Amid the assemblage, Hallett also identified bones of carnivores such as sand foxes, golden jackals, and wildcats that had marks indicating they had been skinned for their hides or fur. Together, the carnivore bones and bone tools appear to provide the earliest known evidence of people making clothes. This fits well with previous genetic studies of clothing lice that suggested clothing was first worn by humans in Africa up to 170,000 years ago. Hallett says it’s also possible that people at Contrebandiers Cave produced leather to string small beads together to make symbolic personal ornaments. Pierced shells from the snail genus Nassarius dating to around the same time as the bones have also been found in the cave.

2. World’s First Artists

The world’s earliest rock art may have been made by two creative children who lived in Tibet between 226,000 and 169,000 years ago. The young artists, probably either Neanderthals or members of the related Denisovan species, left a series of closely grouped handprints and footprints on an outcrop of a type of limestone called travertine. Travertine, which builds up around mineral springs, is initially soft enough to hold impressions. These can eventually harden after the spring changes course. Other ancient prints have been found preserved in travertine near the hot spring where the children’s prints were discovered, says Guangzhou University geologist and environmental archaeologist David Zhang. “The local people associate them with the Buddha,” he says, “but they were puzzled by these prints because they are so small.”
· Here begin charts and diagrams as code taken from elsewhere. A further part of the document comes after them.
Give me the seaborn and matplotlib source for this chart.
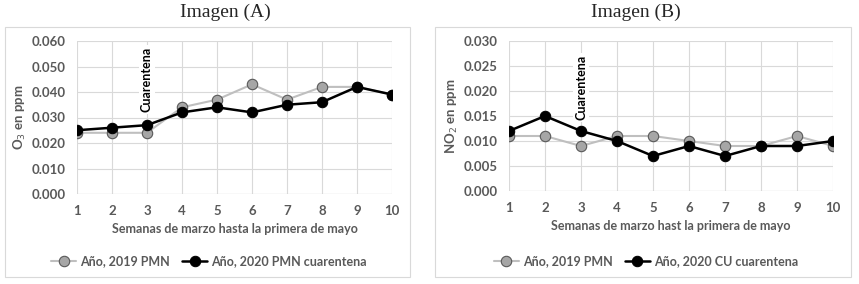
import numpy as np
import pandas as pd
import seaborn as sns
import matplotlib.pyplot as plt
from matplotlib.patches import Rectangle

sns.set_style('white')
plt.rcParams['font.family'] = ['Lato', 'DejaVu Sans']

# datos
semanas = list(range(1, 11))
o3_2019 = [0.024, 0.024, 0.024, 0.034, 0.037, 0.043, 0.037, 0.042, 0.042, 0.039]
o3_2020 = [0.025, 0.026, 0.027, 0.032, 0.034, 0.032, 0.035, 0.036, 0.042, 0.039]
no2_2019 = [0.011, 0.011, 0.009, 0.011, 0.011, 0.010, 0.009, 0.009, 0.011, 0.009]
no2_2020 = [0.012, 0.015, 0.012, 0.010, 0.007, 0.009, 0.007, 0.009, 0.009, 0.010]

gris = '#595959'

fig = plt.figure(figsize=(8.59, 2.84), dpi=100)

# marcos de cada imagen
for x0, w in [(5 / 859, 405 / 859), (435 / 859, 416 / 859)]:
    fig.patches.append(Rectangle((x0, 7 / 284), w, 250 / 284, transform=fig.transFigure,
                                 fill=False, edgecolor='#d9d9d9', lw=0.8))

fig.text(0.262, 0.958, 'Imagen (A)', ha='center', va='center', fontsize=14,
         family='Liberation Serif')
fig.text(0.740, 0.958, 'Imagen (B)', ha='center', va='center', fontsize=14,
         family='Liberation Serif')

ax1 = fig.add_axes([77 / 859, 1 - 194 / 284, 315 / 859, 153 / 284])
ax2 = fig.add_axes([509 / 859, 1 - 191 / 284, 324 / 859, 150 / 284])

paneles = [
    (ax1, o3_2019, o3_2020, 0.060, 0.010, 'O$_3$ en ppm',
     'Semanas de marzo hasta la primera de mayo', 'Año, 2020 PMN cuarentena', 0.045, 0.243),
    (ax2, no2_2019, no2_2020, 0.030, 0.005, 'NO$_2$ en ppm',
     'Semanas de marzo hast la primera de mayo', 'Año, 2020 CU cuarentena', 0.0207, 0.752),
]

for ax, s19, s20, ymax, paso, ylab, xlab, lab20, ytxt, xleg in paneles:
    df = pd.DataFrame({'semana': semanas, 's19': s19, 's20': s20})
    sns.lineplot(data=df, x='semana', y='s19', ax=ax, color='#bfbfbf', lw=1.5,
                 marker='o', markersize=7.5, markerfacecolor='#a6a6a6',
                 markeredgecolor='#595959', markeredgewidth=0.8, label='Año, 2019 PMN',
                 zorder=3)
    sns.lineplot(data=df, x='semana', y='s20', ax=ax, color='black', lw=1.8,
                 marker='o', markersize=7.5, markerfacecolor='black',
                 markeredgecolor='black', label=lab20, zorder=4)
    ax.set_xlim(1, 10)
    ax.set_ylim(0, ymax)
    ax.set_xticks(semanas)
    ax.set_yticks(np.arange(0, ymax + paso / 2, paso))
    ax.set_yticklabels([f'{v:.3f}' for v in np.arange(0, ymax + paso / 2, paso)])
    ax.grid(True, color='#d9d9d9', lw=0.8)
    ax.set_axisbelow(True)
    for s in ax.spines.values():
        s.set_visible(False)
    ax.axhline(0, color='#bfbfbf', lw=0.8, zorder=1)
    ax.tick_params(axis='both', colors=gris, labelsize=9.5, length=0, pad=8)
    for t in ax.get_xticklabels() + ax.get_yticklabels():
        t.set_fontweight('bold')
    ax.set_xlabel(xlab, color=gris, fontsize=9, fontweight='bold', labelpad=4)
    ax.set_ylabel(ylab, color=gris, fontsize=9.5, fontweight='bold', labelpad=3)
    ax.text(3, ytxt, 'Cuarentena', rotation=90, ha='center', va='center', fontsize=9,
            fontweight='bold', color='black', zorder=5,
            bbox=dict(facecolor='white', edgecolor='none', pad=1.5))
    h, l = ax.get_legend_handles_labels()
    ax.get_legend().remove()
    fig.legend(h, l, loc='center', bbox_to_anchor=(xleg, 1 - 261 / 284), ncol=2,
               frameon=False, handlelength=2.0, columnspacing=1.0,
               handletextpad=0.3, labelcolor=gris,
               prop={'weight': 'bold', 'size': 9})

fig.savefig('out.png', dpi=100)
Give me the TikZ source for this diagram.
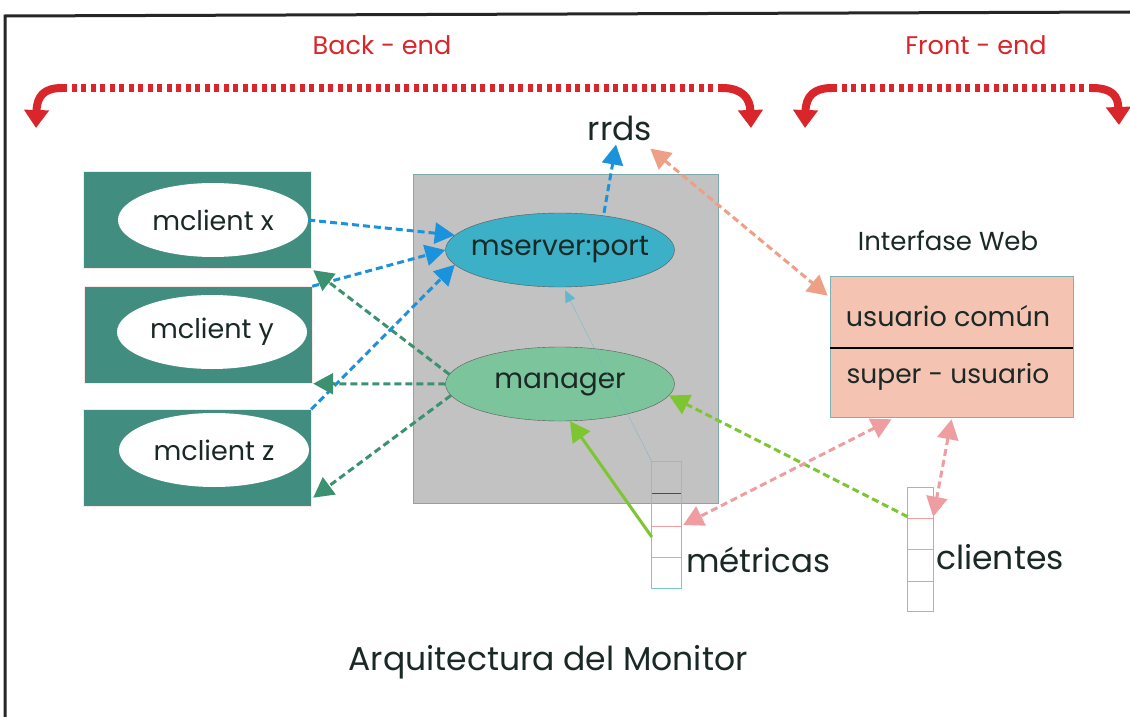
\documentclass[tikz,border=0pt]{standalone}
\usepackage{fontspec}
\setmainfont{Poppins}
\usetikzlibrary{arrows.meta,shapes.geometric}
\definecolor{tealbox}{RGB}{65,142,128}
\definecolor{graybox}{RGB}{194,194,194}
\definecolor{msfill}{RGB}{59,176,198}
\definecolor{mgfill}{RGB}{124,197,156}
\definecolor{salmon}{RGB}{245,195,177}
\definecolor{redarr}{RGB}{216,38,42}
\definecolor{bluearr}{RGB}{26,147,220}
\definecolor{darkgr}{RGB}{60,146,112}
\definecolor{lime}{RGB}{125,198,49}
\definecolor{pinkarr}{RGB}{238,158,160}
\definecolor{salarr}{RGB}{238,159,133}
\definecolor{txt}{RGB}{26,40,38}
\definecolor{cellc}{RGB}{124,200,200}
\begin{document}
\begin{tikzpicture}[x=1pt,y=-1pt,
  every node/.style={text=txt, inner sep=0pt},
  every label/.style={text=txt, inner sep=0pt},
  clientbox/.style={fill=tealbox, draw=pink!40, line width=0.4pt, minimum width=228pt, minimum height=97pt},
  cell/.style={ellipse, fill=white, minimum width=190pt, minimum height=74pt, label={[font=\fontsize{27}{27}\selectfont]center:#1}},
  srv/.style={ellipse, draw=gray!70!black, line width=0.4pt, minimum width=229pt, minimum height=74pt, label={[font=\fontsize{28}{28}\selectfont]center:#1}},
  dsh/.style={dash pattern=on 7pt off 4pt, line width=3pt},
  tip/.style={-{Triangle[length=20pt,width=21pt]}},
  dtip/.style={{Triangle[length=20pt,width=21pt]}-{Triangle[length=20pt,width=21pt]}},
  redtip/.style={-{Triangle[length=18pt,width=24pt]}},
  reddash/.style={draw=redarr, line width=8pt, dash pattern=on 5pt off 4.5pt},
  redc/.style={draw=redarr, line width=8pt},
  lbl/.style={font=\fontsize{25.5}{25.5}\selectfont, text=redarr}
]
\useasboundingbox (0,0) rectangle (1130,717);
\fill[white] (0,0) rectangle (1130,717);
% frame
\draw[line width=3pt, draw=black!85] (5,717) -- (5,16) -- (1130,12);

% headings
\node[lbl] (back) at (382,45) {Back - end};
\node[lbl] (front) at (976,45) {Front - end};

% red bracket arrows
\draw[reddash] (62,88) -- (722,88);
\draw[redc, redtip] (62,88) .. controls (44,88) and (37,96) .. (36,128);
\draw[redc, redtip] (722,88) .. controls (742,88) and (750,98) .. (751,128);
\draw[reddash] (832,88) -- (1092,88);
\draw[redc, redtip] (832,88) .. controls (814,88) and (806,96) .. (805,128);
\draw[redc, redtip] (1092,88) .. controls (1112,88) and (1118,96) .. (1119,125);

% client boxes
\node[clientbox] (bx) at (197,219.5) {};
\node[clientbox] (by) at (198,335) {};
\node[clientbox] (bz) at (197,458) {};
\node[cell={mclient x}] (cx) at (213,220) {};
\node[cell={mclient y}] (cy) at (212,332) {};
\node[cell={mclient z}] (cz) at (214,450) {};

% gray server box
\node[fill=graybox, draw=cellc!60!gray, line width=0.6pt, minimum width=305pt, minimum height=329pt] (gb) at (565.5,338.5) {};
\node[srv={mserver:port}, fill=msfill] (ms) at (560,250) {};
\node[srv={manager}, fill=mgfill] (mg) at (560,384) {};

% rrds
\node[font=\fontsize{33}{33}\selectfont] (rrds) at (620,128) {rrds};

% interface web
\node[font=\fontsize{26}{26}\selectfont] (iw) at (948,241) {Interfase Web};
\node[fill=salmon, draw=cellc!70!gray, line width=0.6pt, minimum width=243pt, minimum height=141pt] (ib) at (951.5,346.5) {};
\draw[line width=1.5pt, black] (ib.west) ++(0,1.5) coordinate (dl) -- (ib.east |- dl);
\node[font=\fontsize{27}{27}\selectfont] (uc) at (948,316) {usuario común};
\node[font=\fontsize{26.5}{26.5}\selectfont] (su) at (948,377) {super - usuario};

% metricas stack
\node[minimum width=29pt, minimum height=126pt] (mt) at (666.5,525) {};
\draw[cellc, line width=0.7pt] (mt.north west) rectangle (mt.south east);
\draw[gray!60!black, line width=0.8pt] (652,493) -- (681,493);
\draw[pinkarr, line width=0.8pt] (652,526) -- (681,526);
\draw[pinkarr, line width=0.8pt] (652,557) -- (681,557);
\node[anchor=west, font=\fontsize{32.5}{32.5}\selectfont] (mtl) at (686,560) {métricas};

% clientes stack
\node[minimum width=25pt, minimum height=123pt] (cl) at (920.5,549.5) {};
\draw[cellc, line width=0.7pt] (cl.north west) rectangle (cl.south east);
\draw[pinkarr, line width=0.8pt] (908,518) -- (933,518);
\draw[pinkarr, line width=0.8pt] (908,549) -- (933,549);
\draw[cellc, line width=0.8pt] (908,581) -- (933,581);
\node[anchor=west, font=\fontsize{33}{33}\selectfont] (cll) at (936,557) {clientes};

% blue arrows to mserver
\draw[bluearr, dsh, tip] (cx.east) -- (ms.172);
\draw[bluearr, dsh, tip] (by.north east) -- (ms.180);
\draw[bluearr, dsh, tip] (bz.north east) -- (ms.188);
\draw[bluearr, dsh, tip] ([xshift=44pt]ms.north) -- ([xshift=-4pt,yshift=-4pt]rrds.south);
% thin line metricas -> mserver
\draw[cellc!70!bluearr, line width=0.5pt, -{Triangle[length=12pt,width=11pt]}, draw opacity=0.6] (mt.north west) -- ([xshift=5pt,yshift=-3pt]ms.south);

% dark green arrows from manager
\draw[darkgr, dsh, tip] (mg.175) -- ([xshift=2pt,yshift=-2pt]bx.south east);
\draw[darkgr, dsh, tip] (mg.west) -- ([xshift=1pt]by.south east);
\draw[darkgr, dsh, tip] (mg.186) -- ([xshift=2pt,yshift=9pt]bz.south east);

% lime arrows
\draw[lime, line width=3pt, tip] ([yshift=-12pt]mt.west) -- ([xshift=10pt]mg.south);
\draw[lime, dsh, tip] ([yshift=-29pt]cl.north west) -- (mg.-6);

% pink / salmon double arrows
\draw[pinkarr, dsh, dtip] ([xshift=-60pt,yshift=-2pt]ib.south) -- ([xshift=2pt]mt.east);
\draw[pinkarr, dsh, dtip] ([yshift=-2pt]ib.south) -- ([yshift=-29pt]cl.north east);
\draw[salarr, dsh, dtip] ([xshift=-2pt,yshift=-8pt]rrds.south east) -- ([xshift=-2pt,yshift=-20pt]ib.north west);

% title
\node[font=\fontsize{33}{33}\selectfont] (title) at (548,662) {Arquitectura del Monitor};
\end{tikzpicture}
\end{document}
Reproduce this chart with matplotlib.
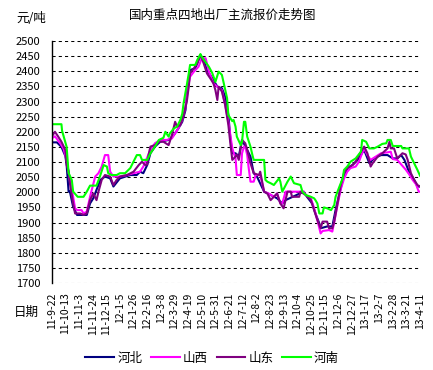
import matplotlib
matplotlib.use("Agg")
import matplotlib.pyplot as plt

plt.rcParams['font.family'] = ['Noto Sans CJK SC', 'DejaVu Sans']

# x values are days counted from 2011-09-22
tick_labels = ["11-9-22", "11-10-13", "11-11-3", "11-11-24", "11-12-15", "12-1-5",
               "12-1-26", "12-2-16", "12-3-8", "12-3-29", "12-4-19", "12-5-10",
               "12-5-31", "12-6-21", "12-7-12", "12-8-2", "12-8-23", "12-9-13",
               "12-10-4", "12-10-25", "12-11-15", "12-12-6", "12-12-27", "13-1-17",
               "13-2-7", "13-2-28", "13-3-21", "13-4-11"]

hebei_days = [0, 8, 15, 21, 23, 26, 28, 33, 39, 54, 59, 64, 69, 75, 82, 90, 95, 105, 121,
              131, 136, 141, 147, 152, 159, 167, 180, 188, 195, 201, 206, 208, 211, 213,
              221, 224, 229, 234, 239, 244, 249, 255, 262, 267, 272, 275, 278, 283, 288,
              293, 301, 306, 311, 316, 327, 337, 347, 355, 360, 388, 393, 401, 406, 412,
              414, 424, 432, 437, 443, 448, 455, 463, 471, 481, 489, 496, 507, 517, 525,
              532, 538, 543, 550, 558, 563, 567]
hebei = [2165, 2165, 2150, 2120, 2090, 2002, 2002, 1952, 1925, 1925, 1963, 1980, 2008,
         2041, 2052, 2046, 2019, 2046, 2057, 2057, 2068, 2063, 2090, 2129, 2151, 2167,
         2173, 2189, 2211, 2233, 2272, 2322, 2371, 2404, 2410, 2426, 2454, 2437, 2404,
         2388, 2371, 2349, 2344, 2316, 2255, 2180, 2129, 2129, 2118, 2173, 2140, 2118,
         2063, 2052, 2002, 1991, 1980, 1963, 1974, 2002, 1985, 1963, 1930, 1897, 1881,
         1887, 1887, 1941, 1996, 2041, 2080, 2090, 2107, 2140, 2096, 2112, 2123, 2123,
         2112, 2112, 2123, 2107, 2068, 2041, 2019, 2019]

shanxi_days = [0, 5, 13, 18, 23, 28, 33, 36, 39, 46, 49, 54, 59, 67, 72, 77, 82, 87, 90,
               95, 105, 116, 126, 136, 141, 152, 159, 167, 177, 185, 190, 195, 201, 206,
               211, 213, 219, 226, 231, 237, 242, 249, 255, 262, 267, 272, 278, 283, 285,
               291, 293, 296, 298, 301, 303, 306, 311, 314, 321, 327, 334, 342, 347, 352,
               355, 360, 388, 391, 399, 404, 409, 414, 417, 427, 432, 435, 440, 445, 450,
               455, 460, 468, 473, 478, 481, 486, 491, 499, 507, 517, 522, 525, 532, 538,
               545, 550, 556, 561, 565, 567]
shanxi = [2178, 2185, 2162, 2145, 2107, 2041, 1985, 1947, 1941, 1941, 1930, 1936, 1985,
          2052, 2063, 2085, 2123, 2123, 2068, 2052, 2052, 2057, 2063, 2068, 2085, 2140,
          2162, 2173, 2173, 2178, 2195, 2211, 2239, 2283, 2360, 2382, 2399, 2415, 2443,
          2443, 2399, 2360, 2349, 2338, 2289, 2233, 2145, 2112, 2057, 2057, 2129, 2151,
          2151, 2123, 2085, 2035, 2035, 2057, 2057, 2002, 1996, 1985, 1996, 1963, 1963,
          2002, 2002, 1991, 1980, 1947, 1908, 1864, 1872, 1875, 1870, 1903, 1958, 2010,
          2045, 2068, 2080, 2085, 2101, 2130, 2145, 2123, 2107, 2118, 2129, 2132, 2134,
          2110, 2107, 2092, 2075, 2060, 2040, 2026, 2002, 2002]

shandong_days = [0, 5, 10, 15, 21, 23, 26, 28, 33, 36, 44, 49, 54, 59, 64, 69, 72, 77, 82,
                 90, 95, 100, 105, 116, 126, 134, 139, 144, 147, 149, 152, 159, 165, 172,
                 180, 185, 190, 193, 198, 203, 208, 211, 213, 219, 224, 229, 234, 239, 244,
                 249, 252, 255, 257, 262, 267, 272, 275, 278, 283, 285, 288, 293, 298, 301,
                 306, 311, 319, 321, 327, 332, 337, 342, 347, 352, 357, 360, 363, 368, 370,
                 381, 383, 391, 399, 404, 409, 414, 417, 424, 427, 432, 435, 440, 445, 450,
                 455, 463, 468, 473, 481, 486, 491, 494, 502, 509, 517, 520, 522, 527, 532,
                 540, 545, 548, 553, 558, 563, 567]
shandong = [2184, 2200, 2184, 2167, 2140, 2090, 2070, 2030, 1963, 1930, 1930, 1925, 1930,
            1974, 1996, 1974, 2002, 2041, 2057, 2052, 2024, 2041, 2052, 2057, 2068, 2090,
            2101, 2090, 2092, 2123, 2151, 2156, 2167, 2167, 2156, 2189, 2233, 2217, 2222,
            2255, 2300, 2349, 2393, 2410, 2426, 2454, 2426, 2393, 2377, 2360, 2338, 2305,
            2349, 2333, 2289, 2222, 2162, 2107, 2118, 2125, 2107, 2173, 2162, 2140, 2096,
            2063, 2057, 2068, 2002, 1996, 1974, 1985, 1996, 1963, 1947, 1974, 2002, 2002,
            1985, 1985, 2002, 1991, 1974, 1941, 1908, 1881, 1903, 1903, 1881, 1881, 1903,
            1963, 2024, 2063, 2080, 2090, 2101, 2123, 2151, 2129, 2085, 2096, 2118, 2129,
            2145, 2167, 2145, 2145, 2112, 2129, 2125, 2107, 2063, 2041, 2024, 2019]

henan_days = [0, 15, 16, 23, 26, 31, 33, 40, 49, 54, 59, 69, 75, 80, 85, 87, 92, 100, 105,
              113, 121, 131, 136, 139, 147, 152, 159, 165, 172, 175, 180, 182, 188, 193,
              198, 201, 203, 208, 211, 213, 221, 224, 229, 231, 237, 242, 247, 252, 257,
              262, 267, 270, 272, 278, 280, 283, 285, 291, 293, 296, 298, 301, 306, 309,
              311, 327, 329, 332, 337, 342, 350, 352, 355, 363, 368, 373, 383, 386, 391,
              399, 404, 406, 409, 412, 417, 419, 424, 430, 435, 437, 443, 448, 450, 455,
              460, 468, 476, 478, 484, 489, 496, 502, 509, 515, 517, 522, 525, 538, 540,
              550, 553, 558, 563, 567]
henan = [2225, 2225, 2203, 2150, 2064, 2040, 2002, 1985, 1985, 2002, 2022, 2022, 2057,
         2090, 2085, 2063, 2057, 2057, 2063, 2063, 2080, 2123, 2123, 2107, 2107, 2129,
         2151, 2173, 2180, 2200, 2184, 2195, 2211, 2217, 2239, 2260, 2294, 2355, 2393,
         2421, 2421, 2437, 2457, 2448, 2430, 2415, 2395, 2365, 2399, 2388, 2340, 2311,
         2255, 2235, 2239, 2217, 2184, 2156, 2167, 2233, 2233, 2184, 2151, 2123, 2107,
         2107, 2041, 2035, 2030, 2024, 2046, 2035, 2002, 2035, 2052, 2030, 2024, 2002,
         1991, 1985, 1980, 1974, 1963, 1930, 1930, 1950, 1947, 1941, 1958, 1985, 2019,
         2046, 2074, 2085, 2101, 2112, 2134, 2173, 2167, 2145, 2145, 2151, 2160, 2162,
         2173, 2173, 2153, 2153, 2145, 2145, 2118, 2096, 2074, 2055]

fig = plt.figure(figsize=(4.33, 3.70), dpi=100)
ax = fig.add_axes([0.1194, 0.2351, 0.8506, 0.654])

ax.plot(hebei_days, hebei, color='#000080', lw=1.5, label='河北')
ax.plot(shanxi_days, shanxi, color='#FF00FF', lw=1.5, label='山西')
ax.plot(shandong_days, shandong, color='#800080', lw=1.5, label='山东')
ax.plot(henan_days, henan, color='#00FF00', lw=1.5, label='河南')

ax.set_xlim(0, 567)
ax.set_ylim(1700, 2500)
ax.set_yticks(range(1700, 2501, 50))
ax.set_xticks(range(0, 568, 21))
ax.set_xticklabels(tick_labels, rotation=90, fontsize=7.5)
ax.tick_params(axis='x', length=0, pad=7)
ax.tick_params(axis='y', length=0, pad=8, labelsize=8)

ax.grid(axis='y', color='black', linestyle=(0, (3, 3)), linewidth=0.75)
ax.set_axisbelow(True)
for s in ['top', 'right', 'bottom']:
    ax.spines[s].set_visible(False)
ax.spines['left'].set_linewidth(1.0)

fig.text(0.515, 0.959, '国内重点四地出厂主流报价走势图', ha='center', va='center', fontsize=9)
fig.text(0.037, 0.951, '元/吨', ha='left', va='center', fontsize=9)
fig.text(0.032, 0.157, '日期', ha='left', va='center', fontsize=9)

fig.legend(loc='center', bbox_to_anchor=(0.49, 0.032), ncol=4, frameon=False,
           fontsize=9, handlelength=2.3, handletextpad=0.25, columnspacing=0.7)

fig.savefig('out.png', dpi=100)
Zhang and his colleagues used uranium-series dating, which examines trace amounts of uranium and thorium in calcium carbonate deposits such as travertine, to determine when the prints were left on the outcropping’s surface. Since uranium decays to thorium at a known rate, the researchers were able to calculate the age of the travertine from the ratio of the two elements. “I was shocked by the date,” says Zhang. “They are so early and there is no utilitarian explanation for how they are grouped together. They had to have been deliberately composed.” Zhang acknowledges that some might consider the prints childish doodles rather than true art. “What is play and what is art?” he asks. “We think these prints are both.”

1 Golden City 

A settlement that was buried beneath the sand for thousands of years—and eluded archaeologists for centuries—is believed to be one of the largest ancient Egyptian cities ever unearthed. The site was discovered by a stroke of good luck when archaeologists began searching for the mortuary temple of the boy pharaoh Tutankhamun (r. ca. 1336–1327 B.C.) along the west bank of the Nile in Luxor. What they found instead was a well-preserved urban settlement filled with houses, streets, and walls, some of which still stand 10 feet tall. Hieroglyphic inscriptions indicate the city was called tehn Aten, or “dazzling” Aten, and that it was founded by Tutankhamun’s grandfather Amenhotep III (r. ca. 1390–1352 B.C.). “I call this the ‘Golden City’ because it dates to the reign of Amenhotep III, which was the golden age of ancient Egypt,” says project director Zahi Hawass.

Aten was Egypt’s main administrative and industrial center. The city’s remarkable state of preservation is providing researchers with an unprecedented view of life there more than 3,000 years ago. Although only about one-third of the site has been excavated thus far, archaeologists have uncovered houses containing everyday objects including ceramic vessels, children’s dolls, and limestone gaming pieces. They have also identified bakeries, kitchens, and other areas associated with food production, as well as a vessel containing more than 20 pounds of dried meat prepped by a butcher named Luwy. There are also workshops that produced mudbricks and decorative amulets, and a residential and administrative neighbourhood that was encircled by distinctive zigzag walls. Scholars do not yet understand why Aten fell into decline, but it may have been abandoned when Amenhotep III’s son, Akhenaten (r. ca. 1349–1336 B.C.), moved the Egyptian capital from Luxor to Amarna, 250 miles away.